Are these files generated by configure scripts/ant build files? It doesn't
seem like they are...




-----Original Message-----
From: dev-return-18563-mpowers=appsecinc.com@apr.apache.org
[mailto:dev-return-18563-mpowers=appsecinc.com@apr.apache.org] On Behalf Of
William A. Rowe, Jr.
Sent: 2007-Jun-25 Mon 12:33 PM
To: Marshall Powers
Cc: dev@apr.apache.org; 'Log4CXX User'
Subject: Re: Problem with iconv charsets...

Marshall Powers wrote:
> I'm trying to use APR-1.2.7 in Log4Cxx 0.10 on AIX 5.3. When I run my
> program, I get an exception "APR_LOCALE_CHARSET" in the
createDefaultEncoder
> method. I think this problem is related to the iconv that is installed on
> this machine. When I run iconv -l, among the various charsets I see
> "ISO8859-1". However, in the source for Log4Cxx and APR, the only string
> literals I see are for "ISO-8859-1" (note the extra dash). Is there any
> simple way to work around this problem? Is this potentially a portability
> issue with APR/log4cxx (that is, if I distribute some app that uses APR,
and
> my user doesn't have "ISO-8859-1" in their iconv, is my app going to
crash?)

Unfortunately, aliases are within the domain of iconv.

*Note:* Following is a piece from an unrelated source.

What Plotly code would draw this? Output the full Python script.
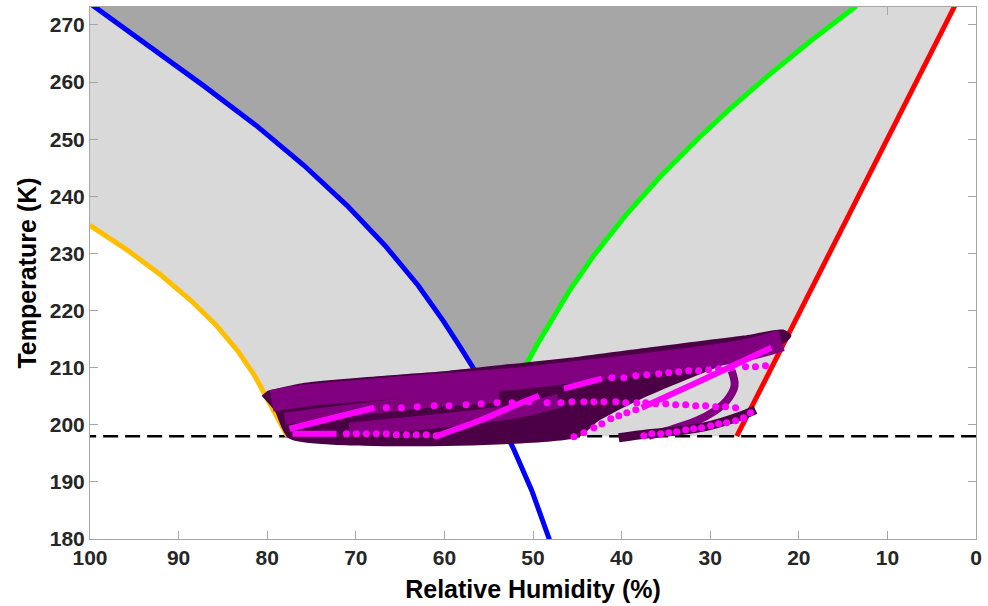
import numpy as np
import plotly.graph_objects as go

# ---------------- data (RH %, T K) ----------------
blue_rh = [99.77, 93.51, 87.27, 81.29, 75.87, 71.01, 66.71, 62.96, 60.15, 58.32, 56.76, 54.79, 52.25, 50.12, 48.09]
blue_t = [273.51, 266.49, 259.47, 252.46, 245.44, 238.42, 231.40, 224.39, 218.25, 213.86, 210.0, 204.21, 195.96, 188.42, 179.65]

green_rh = [13.51, 18.54, 23.39, 27.93, 31.22, 35.50, 39.55, 43.13, 45.88, 47.29, 49.27, 50.72, 51.77]
green_t = [273.33, 267.37, 261.23, 255.09, 250.35, 243.68, 236.67, 229.65, 223.51, 220.0, 214.74, 210.70, 207.72]

red_rh = [2.4, 15.2, 27.0]
red_t = [273.33, 234.0, 198.0]

orange_rh = [100.0, 95.73, 91.93, 88.60, 85.73, 83.34, 81.42, 79.56, 77.7]
orange_t = [234.91, 230.53, 226.14, 221.75, 217.37, 212.98, 208.6, 203.33, 198.0]

t_min_line = 198.0
shade_floor_t = 207.72
t_top = 273.5

# envelope of the dense trajectory cloud
env_rh = [79.95, 75.79, 66.78, 59.46, 52.14, 44.82, 36.94, 26.24, 21.73, 20.83, 21.51, 29.05, 37.50, 42.57, 45.05, 77.48, 79.17, 80.63]
env_t = [205.96, 207.37, 208.60, 209.47, 210.70, 211.93, 213.51, 215.61, 216.67, 215.61, 214.39, 210.18, 204.74, 200.70, 197.72, 197.54, 202.46, 205.09]

# purple trajectories
p1_rh = [79.50, 75.79, 66.78, 59.46, 52.14, 44.82, 36.94, 26.24, 21.96]
p1_t = [204.21, 205.09, 206.32, 207.19, 208.07, 209.30, 210.70, 212.98, 214.74]
p2_rh = [78.04, 69.03, 60.59, 53.83]
p2_t = [201.05, 202.81, 204.21, 204.91]
p3_rh = [70.72, 65.09, 58.33, 51.58, 47.07]
p3_t = [199.12, 200.0, 201.05, 202.46, 204.21]
p4_rh = [27.59, 27.25, 28.15, 29.62, 31.53, 34.12, 36.94]
p4_t = [209.47, 206.84, 204.21, 202.28, 200.70, 199.30, 198.07]
p5_rh = [40.32, 36.94, 33.56, 30.18, 26.80, 24.89]
p5_t = [197.72, 198.42, 198.95, 199.82, 201.40, 202.63]

# magenta trajectories
m1_line_rh = [77.48, 67.91]
m1_line_t = [199.30, 202.98]
m1_dot_rh = [66.55, 64.86, 63.06, 61.15, 59.46, 57.55, 55.86, 54.05, 52.36, 50.45, 48.42, 46.85, 45.61, 44.26,
             43.13, 42.00, 40.65, 39.53, 38.29, 37.27, 36.15, 35.02, 33.90, 32.77, 31.64, 30.52, 29.39, 28.27, 27.14]
m1_dot_t = [202.98, 202.98, 203.16, 203.33, 203.33, 203.51, 203.68, 203.86, 203.86, 204.04, 203.86, 203.86, 204.04, 204.04,
            204.04, 204.04, 204.04, 203.86, 203.86, 203.86, 203.68, 203.68, 203.51, 203.51, 203.33, 203.33, 203.16, 203.16, 202.98]

m3_line_rh = [77.14, 72.18]
m3_line_t = [198.42, 198.42]
m3_dot_rh = [71.06, 69.93, 68.81, 67.68, 66.55, 65.43, 64.30, 63.18, 62.05, 60.92]
m3_dot_t = [198.42, 198.42, 198.42, 198.42, 198.42, 198.25, 198.25, 198.25, 198.25, 198.07]

m2_line_rh = [60.81, 56.08, 52.14, 49.32]
m2_line_t = [198.07, 200.70, 203.33, 205.09]

m7_line_rh = [46.51, 42.23]
m7_line_t = [206.32, 208.07]
m7_dot_rh = [41.10, 39.75, 38.40, 37.16, 35.81, 34.68, 33.56, 32.43, 31.31, 30.18, 29.05, 27.59, 26.01, 24.89, 23.76]
m7_dot_t = [208.25, 208.25, 208.60, 208.77, 208.95, 209.12, 209.30, 209.47, 209.47, 209.65, 209.82, 210.0, 210.18, 210.18, 210.35]

m4_dot_rh = [45.38, 44.26, 43.13, 42.23, 41.22, 40.32, 39.41, 38.40]
m4_dot_t = [197.89, 198.60, 199.47, 200.18, 201.05, 201.58, 202.11, 202.63]
m4_line_rh = [37.73, 31.31, 23.09]
m4_line_t = [202.98, 207.54, 213.51]

m5_dot_rh = [37.50, 36.60, 35.59, 34.68, 33.78, 32.77, 31.87, 30.97, 29.95, 29.05, 28.15, 27.14, 26.24, 25.45]
m5_dot_t = [198.07, 198.42, 198.42, 198.60, 198.77, 199.12, 199.30, 199.47, 199.82, 200.18, 200.35, 200.70, 201.23, 202.11]

x_ticks = [0, 10, 20, 30, 40, 50, 60, 70, 80, 90, 100]
y_ticks = [180, 190, 200, 210, 220, 230, 240, 250, 260, 270]

# ---------------- colours ----------------
LIGHT = "#d9d9d9"
DARK = "#a6a6a6"
DPURP = "#4b0046"
PURP = "#800080"
MAG = "#ff00ff"

fig = go.Figure()

# light grey region
lg_x = [100.0] + orange_rh + red_rh[::-1] + [100.0]
lg_y = [t_top] + orange_t + red_t[::-1] + [t_top]
fig.add_trace(go.Scatter(x=lg_x, y=lg_y, fill="toself", fillcolor=LIGHT, line=dict(width=0),
                         mode="lines", hoverinfo="skip", showlegend=False))

# dark grey region between blue and green
b_sel = [(r, t) for r, t in zip(blue_rh, blue_t) if t >= 210.0]
b_floor = float(np.interp(shade_floor_t, blue_t[::-1], blue_rh[::-1]))
dg_x = [r for r, t in b_sel] + [b_floor] + green_rh[::-1]
dg_y = [t for r, t in b_sel] + [shade_floor_t] + green_t[::-1]
fig.add_trace(go.Scatter(x=dg_x, y=dg_y, fill="toself", fillcolor=DARK, line=dict(width=0),
                         mode="lines", hoverinfo="skip", showlegend=False))

# dashed threshold
fig.add_trace(go.Scatter(x=[101, -1], y=[t_min_line, t_min_line], mode="lines",
                         line=dict(color="black", width=2.5, dash="15px,7px"), showlegend=False))

# threshold curves
for xs, ys, c in [(orange_rh, orange_t, "#ffbf00"), (blue_rh, blue_t, "#0000ff"),
                  (green_rh, green_t, "#00ff00"), (red_rh, red_t, "#ff0000")]:
    fig.add_trace(go.Scatter(x=xs, y=ys, mode="lines", line=dict(color=c, width=5), showlegend=False))

# trajectory cloud
fig.add_trace(go.Scatter(x=env_rh, y=env_t, fill="toself", fillcolor=DPURP, mode="lines",
                         line=dict(color=DPURP, width=0, shape="spline", smoothing=0.6), showlegend=False))
for xs, ys, w, c in [(p1_rh, p1_t, 22, PURP), (p2_rh, p2_t, 12, PURP), (p3_rh, p3_t, 14, PURP),
                     (p4_rh, p4_t, 8, PURP), (p5_rh, p5_t, 9, DPURP)]:
    fig.add_trace(go.Scatter(x=xs, y=ys, mode="lines", line=dict(color=c, width=w, shape="spline"),
                             showlegend=False))

for xs, ys in [(m1_line_rh, m1_line_t), (m3_line_rh, m3_line_t), (m2_line_rh, m2_line_t),
               (m7_line_rh, m7_line_t), (m4_line_rh, m4_line_t)]:
    fig.add_trace(go.Scatter(x=xs, y=ys, mode="lines", line=dict(color=MAG, width=6, shape="spline"),
                             showlegend=False))
for xs, ys in [(m1_dot_rh, m1_dot_t), (m3_dot_rh, m3_dot_t), (m7_dot_rh, m7_dot_t),
               (m4_dot_rh, m4_dot_t), (m5_dot_rh, m5_dot_t)]:
    fig.add_trace(go.Scatter(x=xs, y=ys, mode="markers", marker=dict(color=MAG, size=7, line=dict(width=0)),
                             showlegend=False))

tickfont = dict(family="Liberation Sans", size=21, color="#262626", weight="bold")
titlefont = dict(family="Liberation Sans", size=25, color="black", weight="bold")
axis_common = dict(showgrid=False, zeroline=False, showline=True, linecolor="#a6a6a6", linewidth=1,
                   mirror="ticks", ticks="inside", ticklen=8, tickcolor="#a6a6a6", tickwidth=1,
                   tickfont=tickfont)

fig.update_layout(
    width=988, height=606,
    margin=dict(l=90, r=10, t=6, b=67),
    paper_bgcolor="white", plot_bgcolor="white",
    xaxis=dict(range=[100, 0], tickvals=x_ticks, ticktext=[str(v) for v in x_ticks],
               title=dict(text="Relative Humidity (%)", font=titlefont, standoff=12), **axis_common),
    yaxis=dict(range=[180, 273.15], tickvals=y_ticks, ticktext=[str(v) for v in y_ticks],
               title=dict(text="Temperature (K)", font=titlefont, standoff=6), **axis_common),
)

fig.write_html("out.html")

The question is, where did it pull out "ISO-8859-1" from as the default
locale on your box?  If *that* is from apr-util, we need to unwind where
it was resolved.  If that was an envvar set on your login, well, that would
be called shooting oneself in ones foot.

Re: Problem with iconv charsets...

Posted by "William A. Rowe, Jr." <wr...@rowe-clan.net>.

Marshall Powers wrote:
> I'm trying to use APR-1.2.7 in Log4Cxx 0.10 on AIX 5.3. When I run my
> program, I get an exception "APR_LOCALE_CHARSET" in the createDefaultEncoder
> method. I think this problem is related to the iconv that is installed on
> this machine. When I run iconv -l, among the various charsets I see
> "ISO8859-1". However, in the source for Log4Cxx and APR, the only string
> literals I see are for "ISO-8859-1" (note the extra dash). Is there any
> simple way to work around this problem? Is this potentially a portability
> issue with APR/log4cxx (that is, if I distribute some app that uses APR, and
> my user doesn't have "ISO-8859-1" in their iconv, is my app going to crash?)

Unfortunately, aliases are within the domain of iconv.

The question is, where did it pull out "ISO-8859-1" from as the default
locale on your box?  If *that* is from apr-util, we need to unwind where
it was resolved.  If that was an envvar set on your login, well, that would
be called shooting oneself in ones foot.